» What the task requires
Repeat, exactly and completely, the material that follows. Omit the pictures.

» Material
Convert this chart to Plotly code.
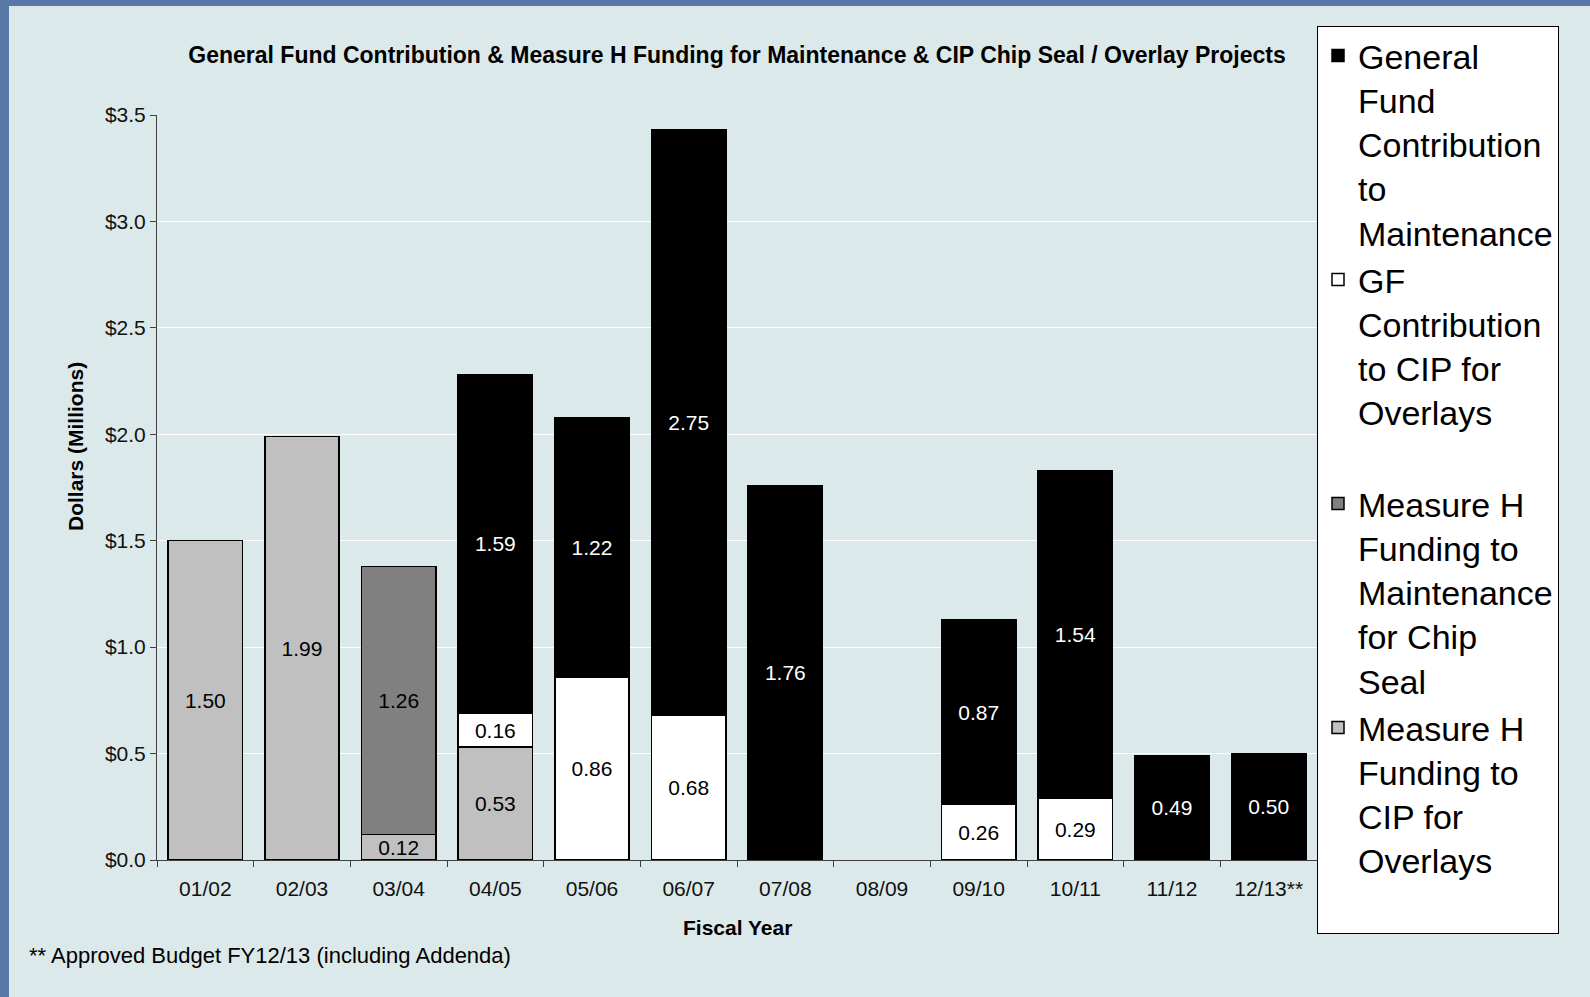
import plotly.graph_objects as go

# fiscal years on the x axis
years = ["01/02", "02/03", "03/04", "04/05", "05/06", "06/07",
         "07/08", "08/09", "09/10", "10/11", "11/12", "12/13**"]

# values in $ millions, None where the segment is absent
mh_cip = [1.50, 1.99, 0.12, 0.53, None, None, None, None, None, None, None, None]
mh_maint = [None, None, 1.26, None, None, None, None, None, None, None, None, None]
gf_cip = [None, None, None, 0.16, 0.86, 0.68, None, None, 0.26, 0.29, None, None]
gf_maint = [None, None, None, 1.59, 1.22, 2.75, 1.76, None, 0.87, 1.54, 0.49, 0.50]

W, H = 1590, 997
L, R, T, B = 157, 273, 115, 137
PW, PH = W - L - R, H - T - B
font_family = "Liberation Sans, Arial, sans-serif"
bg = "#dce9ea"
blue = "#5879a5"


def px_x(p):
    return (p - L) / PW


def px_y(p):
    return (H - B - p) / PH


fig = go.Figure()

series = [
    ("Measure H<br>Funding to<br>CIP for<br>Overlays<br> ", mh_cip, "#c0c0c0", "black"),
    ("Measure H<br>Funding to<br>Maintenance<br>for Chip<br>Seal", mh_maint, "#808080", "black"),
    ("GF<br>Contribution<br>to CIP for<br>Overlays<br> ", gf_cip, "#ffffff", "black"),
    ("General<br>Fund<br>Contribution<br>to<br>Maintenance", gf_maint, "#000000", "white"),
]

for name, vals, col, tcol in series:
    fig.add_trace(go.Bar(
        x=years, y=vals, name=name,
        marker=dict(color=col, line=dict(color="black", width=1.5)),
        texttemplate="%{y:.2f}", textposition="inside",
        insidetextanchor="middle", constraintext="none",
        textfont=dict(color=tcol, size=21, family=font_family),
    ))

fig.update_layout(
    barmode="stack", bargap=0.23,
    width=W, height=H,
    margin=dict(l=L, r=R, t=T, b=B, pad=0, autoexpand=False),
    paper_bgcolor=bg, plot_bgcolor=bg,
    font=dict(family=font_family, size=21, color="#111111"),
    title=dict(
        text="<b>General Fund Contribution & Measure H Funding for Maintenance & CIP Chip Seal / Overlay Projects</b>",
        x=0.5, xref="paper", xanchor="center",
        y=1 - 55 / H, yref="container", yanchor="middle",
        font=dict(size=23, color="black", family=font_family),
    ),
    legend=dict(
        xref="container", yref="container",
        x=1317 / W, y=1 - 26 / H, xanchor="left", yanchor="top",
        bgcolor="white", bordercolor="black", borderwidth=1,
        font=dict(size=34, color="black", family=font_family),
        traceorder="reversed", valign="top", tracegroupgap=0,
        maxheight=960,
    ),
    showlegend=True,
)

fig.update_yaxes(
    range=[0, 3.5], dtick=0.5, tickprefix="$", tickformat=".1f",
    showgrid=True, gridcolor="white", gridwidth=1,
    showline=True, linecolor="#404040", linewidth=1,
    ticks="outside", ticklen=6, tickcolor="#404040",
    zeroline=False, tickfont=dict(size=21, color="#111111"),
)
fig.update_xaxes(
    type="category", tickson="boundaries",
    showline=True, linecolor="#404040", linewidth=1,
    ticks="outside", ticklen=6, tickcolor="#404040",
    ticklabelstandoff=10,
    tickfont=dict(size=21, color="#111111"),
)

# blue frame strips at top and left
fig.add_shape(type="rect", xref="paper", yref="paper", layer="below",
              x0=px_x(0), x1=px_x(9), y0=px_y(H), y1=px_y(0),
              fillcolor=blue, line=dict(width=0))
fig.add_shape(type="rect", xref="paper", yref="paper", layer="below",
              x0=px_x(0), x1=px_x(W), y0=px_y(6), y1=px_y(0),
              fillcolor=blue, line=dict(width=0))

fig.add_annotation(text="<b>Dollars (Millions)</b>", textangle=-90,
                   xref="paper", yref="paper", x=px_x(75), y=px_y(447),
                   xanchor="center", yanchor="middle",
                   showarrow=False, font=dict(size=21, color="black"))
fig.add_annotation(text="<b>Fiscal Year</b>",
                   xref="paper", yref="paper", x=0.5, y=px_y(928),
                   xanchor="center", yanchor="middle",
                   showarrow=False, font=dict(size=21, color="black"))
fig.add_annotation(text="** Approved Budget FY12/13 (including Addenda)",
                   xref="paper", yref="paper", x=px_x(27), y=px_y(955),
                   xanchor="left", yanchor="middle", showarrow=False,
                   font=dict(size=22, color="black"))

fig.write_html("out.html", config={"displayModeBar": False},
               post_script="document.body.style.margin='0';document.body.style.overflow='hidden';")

» Answer to this task
Convert this chart to Plotly code.
import plotly.graph_objects as go

# fiscal years on the x axis
years = ["01/02", "02/03", "03/04", "04/05", "05/06", "06/07",
         "07/08", "08/09", "09/10", "10/11", "11/12", "12/13**"]

# values in $ millions, None where the segment is absent
mh_cip = [1.50, 1.99, 0.12, 0.53, None, None, None, None, None, None, None, None]
mh_maint = [None, None, 1.26, None, None, None, None, None, None, None, None, None]
gf_cip = [None, None, None, 0.16, 0.86, 0.68, None, None, 0.26, 0.29, None, None]
gf_maint = [None, None, None, 1.59, 1.22, 2.75, 1.76, None, 0.87, 1.54, 0.49, 0.50]

W, H = 1590, 997
L, R, T, B = 157, 273, 115, 137
PW, PH = W - L - R, H - T - B
font_family = "Liberation Sans, Arial, sans-serif"
bg = "#dce9ea"
blue = "#5879a5"


def px_x(p):
    return (p - L) / PW


def px_y(p):
    return (H - B - p) / PH


fig = go.Figure()

series = [
    ("Measure H<br>Funding to<br>CIP for<br>Overlays<br> ", mh_cip, "#c0c0c0", "black"),
    ("Measure H<br>Funding to<br>Maintenance<br>for Chip<br>Seal", mh_maint, "#808080", "black"),
    ("GF<br>Contribution<br>to CIP for<br>Overlays<br> ", gf_cip, "#ffffff", "black"),
    ("General<br>Fund<br>Contribution<br>to<br>Maintenance", gf_maint, "#000000", "white"),
]

for name, vals, col, tcol in series:
    fig.add_trace(go.Bar(
        x=years, y=vals, name=name,
        marker=dict(color=col, line=dict(color="black", width=1.5)),
        texttemplate="%{y:.2f}", textposition="inside",
        insidetextanchor="middle", constraintext="none",
        textfont=dict(color=tcol, size=21, family=font_family),
    ))

fig.update_layout(
    barmode="stack", bargap=0.23,
    width=W, height=H,
    margin=dict(l=L, r=R, t=T, b=B, pad=0, autoexpand=False),
    paper_bgcolor=bg, plot_bgcolor=bg,
    font=dict(family=font_family, size=21, color="#111111"),
    title=dict(
        text="<b>General Fund Contribution & Measure H Funding for Maintenance & CIP Chip Seal / Overlay Projects</b>",
        x=0.5, xref="paper", xanchor="center",
        y=1 - 55 / H, yref="container", yanchor="middle",
        font=dict(size=23, color="black", family=font_family),
    ),
    legend=dict(
        xref="container", yref="container",
        x=1317 / W, y=1 - 26 / H, xanchor="left", yanchor="top",
        bgcolor="white", bordercolor="black", borderwidth=1,
        font=dict(size=34, color="black", family=font_family),
        traceorder="reversed", valign="top", tracegroupgap=0,
        maxheight=960,
    ),
    showlegend=True,
)

fig.update_yaxes(
    range=[0, 3.5], dtick=0.5, tickprefix="$", tickformat=".1f",
    showgrid=True, gridcolor="white", gridwidth=1,
    showline=True, linecolor="#404040", linewidth=1,
    ticks="outside", ticklen=6, tickcolor="#404040",
    zeroline=False, tickfont=dict(size=21, color="#111111"),
)
fig.update_xaxes(
    type="category", tickson="boundaries",
    showline=True, linecolor="#404040", linewidth=1,
    ticks="outside", ticklen=6, tickcolor="#404040",
    ticklabelstandoff=10,
    tickfont=dict(size=21, color="#111111"),
)

# blue frame strips at top and left
fig.add_shape(type="rect", xref="paper", yref="paper", layer="below",
              x0=px_x(0), x1=px_x(9), y0=px_y(H), y1=px_y(0),
              fillcolor=blue, line=dict(width=0))
fig.add_shape(type="rect", xref="paper", yref="paper", layer="below",
              x0=px_x(0), x1=px_x(W), y0=px_y(6), y1=px_y(0),
              fillcolor=blue, line=dict(width=0))

fig.add_annotation(text="<b>Dollars (Millions)</b>", textangle=-90,
                   xref="paper", yref="paper", x=px_x(75), y=px_y(447),
                   xanchor="center", yanchor="middle",
                   showarrow=False, font=dict(size=21, color="black"))
fig.add_annotation(text="<b>Fiscal Year</b>",
                   xref="paper", yref="paper", x=0.5, y=px_y(928),
                   xanchor="center", yanchor="middle",
                   showarrow=False, font=dict(size=21, color="black"))
fig.add_annotation(text="** Approved Budget FY12/13 (including Addenda)",
                   xref="paper", yref="paper", x=px_x(27), y=px_y(955),
                   xanchor="left", yanchor="middle", showarrow=False,
                   font=dict(size=22, color="black"))

fig.write_html("out.html", config={"displayModeBar": False},
               post_script="document.body.style.margin='0';document.body.style.overflow='hidden';")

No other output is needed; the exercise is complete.